Although machine learning applications for non-medical imaging are well-established, its use in radiologic imaging interpretation remains nascent. We trained a support vector machine using advanced MR imaging to differentiate glioblastoma and brain metastasis with 72.6% balanced accuracy. The ability for machine learning to aid radiologists in differentiating pathologies with similar appearance on conventional imaging appears promising.
Preoperative MR imaging including fluid attenuated inversion recovery (FLAIR), diffusion-weighted images (DWI), dynamic contrast enhanced (DCE), dynamic susceptibility contrast (DSC) perfusion and post-contrast T1 (T1C+) in patients with solitary enhancing lesions were retrospectively reviewed.
MR perfusion studies were first processed using commercially available FDA-approved software (Olea Sphere, Olea Medical SAS, La Ciotat, France). The arterial input function was selected automatically and multiparametric perfusion maps were calculated using an extended toft model5 for DCE and Bayesian probabilistic method for DSC6.
The relative cerebral blood volume (rCBV) and relative cerebral blood flow (rCBF) from DSC, volume transfer constant from plasma to extravascular extracellular space (EES) (Ktrans), rate constant between EES to plasma (Kep), plasma volume per unit tissue volume (Vp) and EES-volume per unit tissue volume (Ve) from DCE in addition to apparent diffusion coefficient (ADC) maps from DWI were calculated and exported from the software for subsequent analysis.
Conventional (T1C+, FLAIR) and above processed maps were then analyzed using the fMRI Software Library (Analysis Group, Oxford, UK) Version 5.0.7 Preprocessing steps included brain extraction, histogram normalization and coregistration. Adequacy of sequence coregistration was ensured using visual inspection for all cases. Two separate volumes of interest (VOIs) were drawn manually on enhancing tumor and non-enhancing T2 hyperintense (NET2) region using coregistered T1C+ and FLAIR images respectively.

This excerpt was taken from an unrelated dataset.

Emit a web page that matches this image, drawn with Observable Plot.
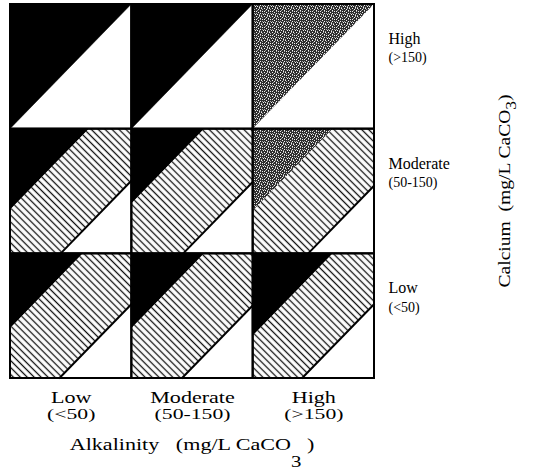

The preprocessed imaging data were utilized for supervised training of a ML classification kernel using the Pattern Recognition for Neuroimaging Toolbox (PRoNTo; University College London, London, UK) Version 2.0.8 Training entailed evaluation of labeled (i.e., glioblastoma vs. metastasis) MR imaging data for creation of a support vector machine kernel, which was validated on unlabeled cases using the leave-one-subject-out method. Quantitative analysis from VOIs (including ADC 10th percentile, rCBV 90th percentile, rCBF 90th percentile, ktrans 90th percentile, Kep 90th percentile, VP 90th percentile and Ve 90th percentile), ML balanced and class-specific accuracies, and receiver operating statistical data were collected. Balanced accuracy is a weighted composite of the individual accuracies obtained for each test case and is sensitive to any imbalance in the number of subjects in each classification group. Individual class accuracies are adjunctive measures that may reveal whether a trained model favors one class over another.